Выдавая свое происхождение от поэта, Евгений Онегин стал эпонимом романа в стихах, для прозаического — гениальное название «Обломов». Три «О» в имени героя не только рисуют его округлый портрет, но и декларируют плавность жизни, мягко вписанной в круговорот природы и не терпящей насилия любви и дела. Обломов уже звукописью своей фамилии спорит с педагогическими претензиями антагониста, у которого имя короче выстрела: Штольц. Нащупав губами тайну «О», Гончаров с ней никогда не расставался. Но если «Обыкновенная история» — чересчур обыкновенная, то «Обрыв» — просто чересчур.


В «Братьях Карамазовых» больше философии, чем фонетики, которая называет троекратное тюркское «а» сингармонизмом гласных, выдающим азиатское — татарское — наследие самой знаменитой русской семьи. Важнее, что сложив все свои романы в один, главный, Достоевский широко раскинул сеть, напомнив, что все — братья.
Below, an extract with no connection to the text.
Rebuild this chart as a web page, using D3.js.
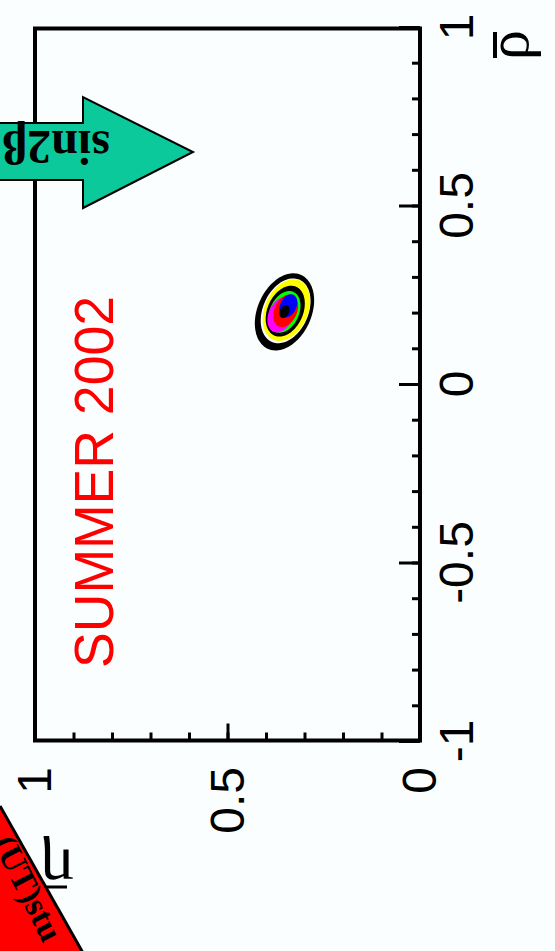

Ладно бы Дмитрий, Иван и Алеша, но ведь и Смердяков, без которого «народ неполный».


После имен собственных лучше всего работает союз «и», особенно если учесть, какой он короткий и как много на себя взвалил, включая прямо противоположное. У Тургенева «отцы» противопоставляются «детям» (хотя еще не известно, кто хуже), а у Толстого «война» объединятся с «миром», образуя общую ткань эпоса, принципиально не отличающего истории от биографии.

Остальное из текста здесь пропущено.